Most non-chopstick wielding humans know Mahjong as a game played alone staring at a computer monitor. The game requires next to no special ability and is simply about removing two matching tiles at a time until there are no pieces left. This is a fairly accurate description of how westerners see themselves and the world around them. That is, one who enjoys spending their time by themselves, clicking buttons, performing mindlessly repetitive tasks for the ultimate fulfilment of having solved a fairly easy puzzle. This is part of the very conspiracy that is behind Mahjong. The ultimate drive is to make western materialistic lonely bachelors become even more empty and vacated. It's so simple and so devious.

Four Player Game

Baby pandas are reared in China for its delicate saliva which, when used as a lacquer, gives the tiles a glossy shine and makes them slide across the table. It is a great substitute for baby dolphin oil.

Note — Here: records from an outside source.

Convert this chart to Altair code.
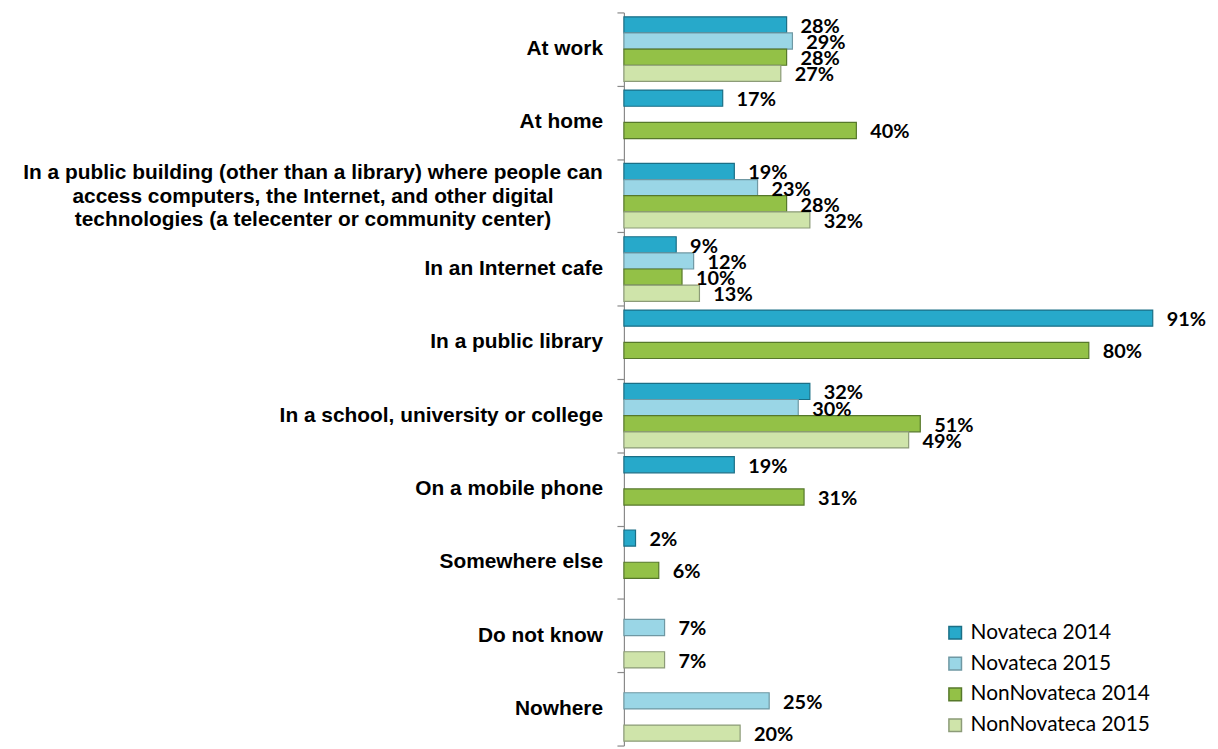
import altair as alt
import pandas as pd

categories = ["At work", "At home", "Public building", "In an Internet cafe",
              "In a public library", "In a school, university or college",
              "On a mobile phone", "Somewhere else", "Do not know", "Nowhere"]
cat_labels = ["At work", "At home",
              "In a public building (other than a library) where people can|access computers, the Internet, and other digital|technologies (a telecenter or community center)",
              "In an Internet cafe", "In a public library", "In a school, university or college",
              "On a mobile phone", "Somewhere else", "Do not know", "Nowhere"]
series = ["Novateca 2014", "Novateca 2015", "NonNovateca 2014", "NonNovateca 2015"]

nov2014 = [28, 17, 19, 9, 91, 32, 19, 2, None, None]
nov2015 = [29, None, 23, 12, None, 30, None, None, 7, 25]
non2014 = [28, 40, 28, 10, 80, 51, 31, 6, None, None]
non2015 = [27, None, 32, 13, None, 49, None, None, 7, 20]

fills = ["#27a9ca", "#9ad6e6", "#93c147", "#cfe4aa"]
strokes = ["#1b6f86", "#6f98a3", "#56782a", "#8c9b78"]

rows = []
for s, vals in zip(series, [nov2014, nov2015, non2014, non2015]):
    for c, v in zip(categories, vals):
        if v is not None:
            rows.append({"cat": c, "s": s, "v": v, "lab": f"{v}%"})
df = pd.DataFrame(rows)

cdf = pd.DataFrame({"cat": categories, "label": cat_labels,
                    "multi": ["|" in l for l in cat_labels]})

yenc = alt.Y("cat:N", sort=categories,
             scale=alt.Scale(paddingInner=0, paddingOuter=0),
             axis=alt.Axis(title=None, labels=False, tickBand="extent", tickSize=7,
                           domainColor="#8a8a8a", tickColor="#8a8a8a",
                           domainWidth=1.2, tickWidth=1.2, grid=False))
xenc = alt.X("v:Q", scale=alt.Scale(domain=[0, 100]), axis=None)
yoff = alt.YOffset("s:N", sort=series,
                   scale=alt.Scale(domain=series, paddingInner=0, paddingOuter=0.27))

bars = alt.Chart(df).mark_bar(strokeWidth=1.2).encode(
    x=xenc, y=yenc, yOffset=yoff,
    fill=alt.Fill("s:N", sort=series, title=None,
                  scale=alt.Scale(domain=series, range=fills)),
    stroke=alt.Stroke("s:N", sort=series, title=None,
                      scale=alt.Scale(domain=series, range=strokes)),
)

vals = alt.Chart(df).mark_text(align="left", baseline="middle", dx=14, dy=2,
                               font="Lato", fontWeight="bold", fontSize=20,
                               color="black").encode(
    x=xenc, y=yenc, yOffset=yoff, text="lab:N")

single = alt.Chart(cdf).transform_filter("!datum.multi").mark_text(
    align="right", baseline="middle", font="Liberation Sans", fontWeight="bold",
    fontSize=21, color="black").encode(
    x=alt.value(-21), y=yenc, text="label:N")

multi = alt.Chart(cdf).transform_filter("datum.multi").mark_text(
    align="center", baseline="middle", font="Liberation Sans", fontWeight="bold",
    fontSize=21, lineBreak="|", lineHeight=24, dy=-23, color="black").encode(
    x=alt.value(-313), y=yenc, text="label:N")

chart = alt.layer(bars, vals, single, multi).properties(
    width=585, height=738,
    autosize=alt.AutoSizeParams(type="none"),
    padding={"left": 620, "top": 2, "right": 5, "bottom": 0},
).configure_view(stroke=None).configure_legend(
    orient="none", legendX=323, legendY=614, padding=0,
    symbolType="square", symbolSize=160, symbolStrokeWidth=1.5,
    labelFont="Lato", labelFontSize=21, labelColor="black", labelLimit=400,
    rowPadding=9, labelOffset=5,
)

chart.save("out.html", embed_options={"renderer": "svg", "actions": False})
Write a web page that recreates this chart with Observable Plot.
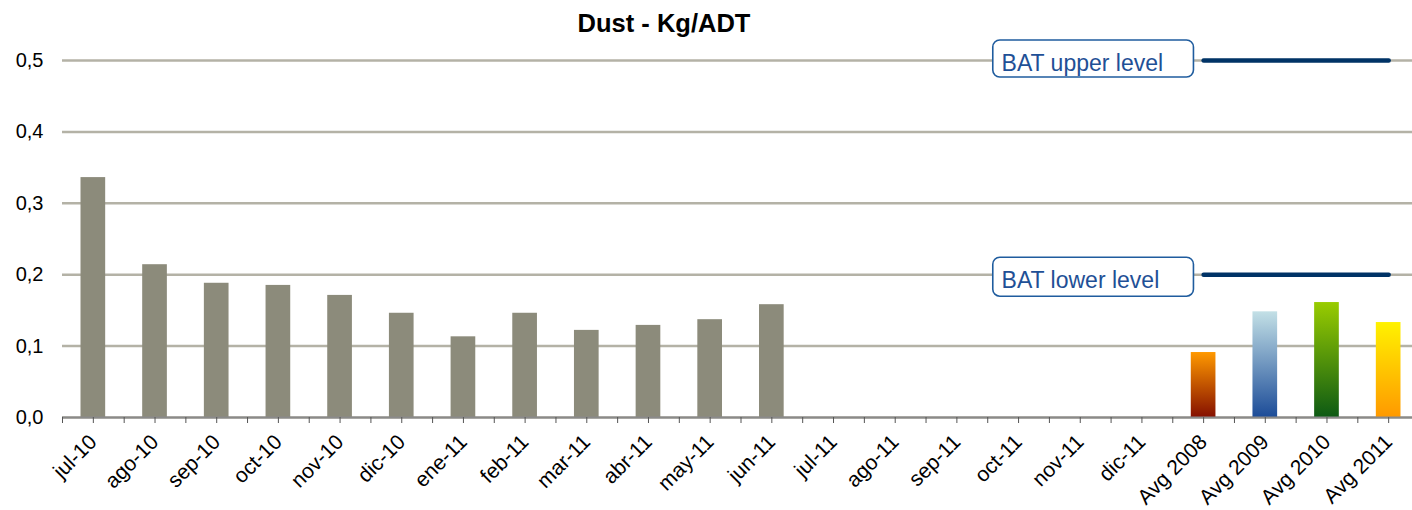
<!DOCTYPE html>
<html>
<head>
<meta charset="utf-8">
<script src="https://cdn.jsdelivr.net/npm/d3@7"></script>
<script src="https://cdn.jsdelivr.net/npm/@observablehq/plot@0.6"></script>
<style>
  html, body { margin: 0; padding: 0; background: #fff; overflow: hidden; }
  #title { width: 1412px; box-sizing: border-box; padding-right: 84px; height: 40px;
           text-align: center; font: bold 25.5px "Liberation Sans", Arial, sans-serif; line-height: 46px; color: #000; overflow: visible; }
  svg { display: block; max-width: none !important; }
</style>
</head>
<body>
<div id="title">Dust - Kg/ADT</div>
<div id="chart"></div>
<script>
const categories = ["jul-10","ago-10","sep-10","oct-10","nov-10","dic-10","ene-11","feb-11","mar-11","abr-11","may-11","jun-11",
  "jul-11","ago-11","sep-11","oct-11","nov-11","dic-11","Avg 2008","Avg 2009","Avg 2010","Avg 2011"];
const monthlyValues = [0.336,0.214,0.188,0.185,0.171,0.146,0.113,0.146,0.122,0.129,0.137,0.158,
  null,null,null,null,null,null];
const averageLabels = ["Avg 2008","Avg 2009","Avg 2010","Avg 2011"];
const averageValues = [0.091,0.148,0.161,0.133];
const yTicks = [0,0.1,0.2,0.3,0.4,0.5];
const batLabels = ["BAT upper level","BAT lower level"];
const batValues = [0.5,0.2];

// styles
const gradients = [
  {id: "g2008", top: "#FF9900", bottom: "#851000"},
  {id: "g2009", top: "#C3E0E6", bottom: "#1C4C98"},
  {id: "g2010", top: "#99CC00", bottom: "#0D5A14"},
  {id: "g2011", top: "#FFF200", bottom: "#FF9900"}
];

const monthly = categories.slice(0, monthlyValues.length)
  .map((c, i) => ({cat: c, value: monthlyValues[i]}))
  .filter(d => d.value != null);
const averages = averageLabels.map((c, i) => ({cat: c, value: averageValues[i], grad: gradients[i].id}));

const W = 1412, H = 470, ML = 62, XR = 1419, MT = 20, MB = 93;
const step = (XR - ML) / categories.length;
const font = '"Liberation Sans", Arial, sans-serif';

const defsMark = () => {
  const defs = d3.create("svg:defs");
  for (const g of gradients) {
    const lg = defs.append("linearGradient").attr("id", g.id)
      .attr("x1", 0).attr("y1", 0).attr("x2", 0).attr("y2", 1);
    lg.append("stop").attr("offset", "0%").attr("stop-color", g.top);
    lg.append("stop").attr("offset", "100%").attr("stop-color", g.bottom);
  }
  return defs.node();
};

const marks = [
  defsMark,
  Plot.gridY(yTicks, {stroke: "#B4B2A6", strokeOpacity: 1, strokeWidth: 2.5}),
  Plot.barY(monthly, {x: "cat", y: "value", fill: "#8C8B7B"}),
  ...averages.map(a => Plot.barY([a], {x: "cat", y: "value", fill: `url(#${a.grad})`})),
  Plot.ruleY([0], {stroke: "#8A8A8A", strokeWidth: 2}),
  Plot.axisX({ticks: categories, tickSize: 6, text: null, label: null, dx: -step/2, stroke: "#555"}),
  Plot.axisX({ticks: categories, tickSize: 6, tickRotate: -45, tickPadding: 15, fontSize: 21,
              fill: "#000", stroke: "#555", label: null}),
  Plot.axisY({ticks: yTicks, tickSize: 0, tickPadding: 19, fontSize: 20, fill: "#000",
              tickFormat: d => d3.format(".1f")(d).replace(".", ","), label: null}),
];

batValues.forEach((v, i) => {
  marks.push(Plot.line(["Avg 2008","Avg 2011"].map(c => ({cat: c, value: v})),
    {x: "cat", y: "value", stroke: "#003366", strokeWidth: 4.5, strokeLinecap: "round"}));
  const up = i === 0;
  marks.push(Plot.barY([{cat: "Avg 2008", value: v}], {
    x: "cat", y1: "value", y2: "value", dx: -110,
    insetLeft: -88, insetRight: -88,
    insetTop: up ? -20 : -17, insetBottom: up ? -17 : -22,
    rx: 7, fill: "white", stroke: "#1F5C9E", strokeWidth: 1.6}));
  marks.push(Plot.text([{cat: "Avg 2008", value: v, label: batLabels[i]}], {
    x: "cat", y: "value", text: "label", dx: -202, dy: up ? 10 : 13,
    textAnchor: "start", lineAnchor: "bottom", fontSize: 23, fill: "#1F5096", fontFamily: font}));
});

const chart = Plot.plot({
  width: W, height: H,
  marginLeft: ML, marginRight: 0, marginTop: MT, marginBottom: MB,
  style: {fontFamily: font, background: "white", overflow: "visible", maxWidth: "none"},
  x: {type: "band", domain: categories, range: [ML, XR], paddingInner: 0.6, paddingOuter: 0.3, round: false, axis: null},
  y: {domain: [0, 0.5], axis: null},
  marks
});
document.getElementById("chart").appendChild(chart);
</script>
</body>
</html>
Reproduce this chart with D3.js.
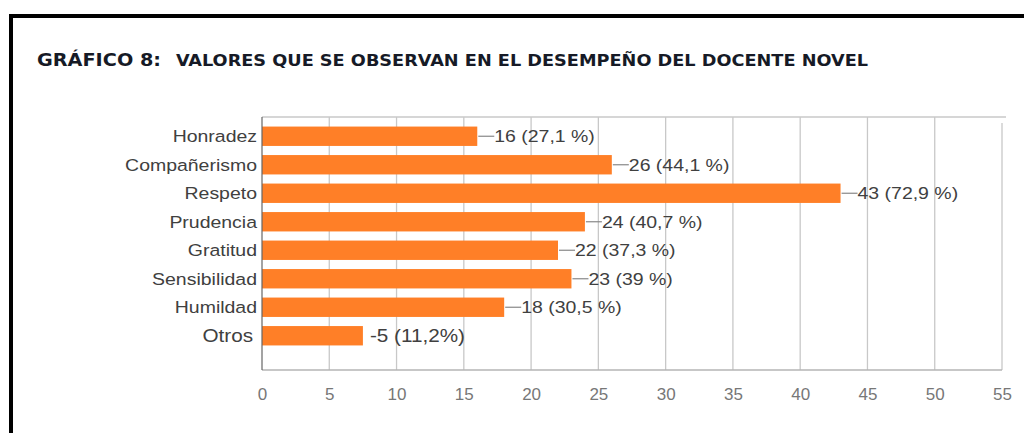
<!DOCTYPE html>
<html>
<head>
<meta charset="utf-8">
<script src="https://cdn.jsdelivr.net/npm/d3@7"></script>
<style>
  body { margin: 0; background: #fff; }
  svg { display: block; }
</style>
</head>
<body>
<svg id="chart" width="1024" height="433"></svg>
<script>
// datos del gráfico
const categories = ["Honradez", "Compañerismo", "Respeto", "Prudencia", "Gratitud", "Sensibilidad", "Humildad", "Otros"];
const values = [16, 26, 43, 24, 22, 23, 18, 7.5];
const labels = ["16 (27,1 %)", "26 (44,1 %)", "43 (72,9 %)", "24 (40,7 %)", "22 (37,3 %)", "23 (39 %)", "18 (30,5 %)", "-5 (11,2%)"];
const ticks = [0, 5, 10, 15, 20, 25, 30, 35, 40, 45, 50, 55];

const svg = d3.select("#chart");
const sans = "'Liberation Sans', Arial, sans-serif";

// marco del documento
svg.append("line").attr("x1", 9).attr("x2", 1024).attr("y1", 16).attr("y2", 16)
    .attr("stroke", "#000").attr("stroke-width", 4);
svg.append("line").attr("x1", 11).attr("x2", 11).attr("y1", 14).attr("y2", 433)
    .attr("stroke", "#000").attr("stroke-width", 4);

// título
const title = svg.append("text").attr("y", 66)
    .attr("font-family", "'DejaVu Sans Condensed', 'DejaVu Sans', sans-serif")
    .attr("font-weight", "bold").attr("fill", "#161a26");
title.append("tspan").attr("x", 37).attr("font-size", 18.5)
    .attr("textLength", 124).attr("lengthAdjust", "spacingAndGlyphs")
    .text("GRÁFICO  8:");
title.append("tspan").attr("x", 176).attr("font-size", 16.5)
    .attr("textLength", 692).attr("lengthAdjust", "spacingAndGlyphs")
    .text("VALORES QUE SE OBSERVAN EN EL DESEMPEÑO DEL DOCENTE NOVEL");

const x = d3.scaleLinear().domain([0, 55]).range([262, 1002]);
const y = d3.scaleBand().domain(categories).range([122, 350]).paddingInner(0.32).paddingOuter(0.16);
const yc = c => y(c) + y.bandwidth() / 2;

const plotTop = 117, plotBottom = 370;

// rejilla
svg.append("g").selectAll("line").data(ticks.slice(1)).join("line")
    .attr("x1", d => x(d)).attr("x2", d => x(d))
    .attr("y1", d => d === 55 ? plotTop + 6 : plotTop).attr("y2", plotBottom)
    .attr("stroke", "#c8c8c8").attr("stroke-width", 1.3);
svg.append("line").attr("x1", x(0)).attr("x2", x(55) + 4).attr("y1", plotTop).attr("y2", plotTop)
    .attr("stroke", "#c8c8c8").attr("stroke-width", 1.3);
svg.append("line").attr("x1", x(0)).attr("x2", x(55)).attr("y1", plotBottom).attr("y2", plotBottom)
    .attr("stroke", "#b4b4b4").attr("stroke-width", 1.5);

// eje x
const xAxis = svg.append("g").attr("transform", `translate(0,${plotBottom})`)
    .call(d3.axisBottom(x).tickValues(ticks).tickSize(0).tickPadding(18));
xAxis.select(".domain").remove();
xAxis.selectAll("text").attr("font-family", sans)
    .attr("font-size", 17).attr("fill", "#777");

// barras
svg.append("g").selectAll("rect").data(values).join("rect")
    .attr("x", x(0))
    .attr("y", (d, i) => y(categories[i]))
    .attr("width", d => x(d) - x(0))
    .attr("height", y.bandwidth())
    .attr("fill", "#ff7f27");

// eje y
svg.append("line").attr("x1", x(0)).attr("x2", x(0)).attr("y1", plotTop).attr("y2", plotBottom)
    .attr("stroke", "#666").attr("stroke-width", 1.2);

svg.append("g").selectAll("text").data(categories).join("text")
    .attr("transform", d => d === "Otros"
        ? `translate(253,${yc(d)}) scale(1.15,1)`
        : `translate(257,${yc(d)}) scale(1.18,1)`)
    .attr("dy", "0.36em")
    .attr("text-anchor", "end")
    .attr("font-family", sans)
    .attr("font-size", d => d === "Otros" ? 18 : 16.5)
    .attr("fill", "#404040")
    .text(d => d);

// etiquetas de valores
const lab = svg.append("g").selectAll("g").data(values).join("g");
lab.filter((d, i) => i < 7).append("line")
    .attr("x1", d => x(d) + 1).attr("x2", d => x(d) + 17)
    .attr("y1", (d, i) => yc(categories[i]))
    .attr("y2", (d, i) => yc(categories[i]))
    .attr("stroke", "#888").attr("stroke-width", 1.2);
lab.append("text")
    .attr("transform", (d, i) => i < 7
        ? `translate(${x(d) + 17},${yc(categories[i])}) scale(1.18,1)`
        : `translate(${x(d) + 7},${yc(categories[i])}) scale(1.15,1)`)
    .attr("dy", "0.36em")
    .attr("font-family", sans)
    .attr("font-size", (d, i) => i < 7 ? 16.5 : 18)
    .attr("fill", "#404040")
    .text((d, i) => labels[i]);
</script>
</body>
</html>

The four player game is an activity similar to playing a mix of hearts, poker and dominoes. They are all quite similar. In hearts four people play individually. In dominoes players throw tiles around. In poker, over-confident players lose their mortgage payments. The similarities end there, in that the rules are very different from those three games as there are no "trumps", no chain of tiles on the table and no poker chips. So it is actually not the same at all. Hearts, poker and dominos do not have any dark force lurking behind them.

Players shuffle the pieces around making lots of noise and after 2am it is considered polite to shuffle them as loudly as possible so there is no mistake for your neighbours that you are playing Mahjong. Shuffling is also a great time to blab out loud, gossip about your best friends, smoke unfiltered cigarettes and ask the fortunate person not playing to go get drinks. Players then build a square wall of pieces, take some pieces, throw them around until a player has a valid hand, screams Mahjong as loud as they possibly can and then takes money from the other players. The other players congratulate the winner by barely concealing their contempt, declaring several times how close they were to winning and trying to pretend that they are having fun.

The game is played quite differently in Taiwan, Japan, Korea, Hong Kong, Singapore and China. Though in each country the goal is quite similar: to try and take your friends money but ultimately lose it. They are so obsessed with their addictions the evil passes right under their eyes.

One Player Game and its evil

Put simply, the victim clicks on matching tiles revealing other tiles that can be clicked on and matched. The computer will tell the player if it is impossible to continue and win. If they player removes all tiles they win and a little window pops up congratulating the player and their skill. The unfortunate truth is, if there is any truth in Mahjong, is that no one ever really wins anything.

Conspiracy Theorists

No one realises the evil of Mahjong. Even conspiracy theorists play the game. The Internet conspiracy junky takes a well needed rest from his neurotic "fact finding" searches online to play Mahjong, clicking away the tiles to relax. That Taiwanese conspiracy junky, watching every move the Chinese mainland army makes, positive the Chinese invasion is imminent, will then gamble his entire salary with his so called friends picking up and discarding pieces. Silly people.

How can you learn more about the conspiracy

In all versions of Mahjong, a valid hand must be completed with two identical matching pieces which is called the "eye" in Chinese and Japanese. In Jewish Mahjong it is called a pair. This is one of those rare instances where Jewish people are different from the rest of the world.

You don't. Never download the game. Never buy a set. Don't play it, not even once. To understand the evil of Mahjong is to take part in evil. In the most Zen way, you must ignore the thing you want to know about the most. The simple, time wasting, money losing, soul destroying force behind it is something no one can point to, it originates from no where and it goes to no place. Forget you read this page. Forget you heard its name. Feel bad for those who are lost. Pity the lives now destroyed. There is nothing you can do for anyone else. It is you who will be saved, and cherished and loved in life by never staring into the West Wind tile and not once clicking on the Bamboo Peacock.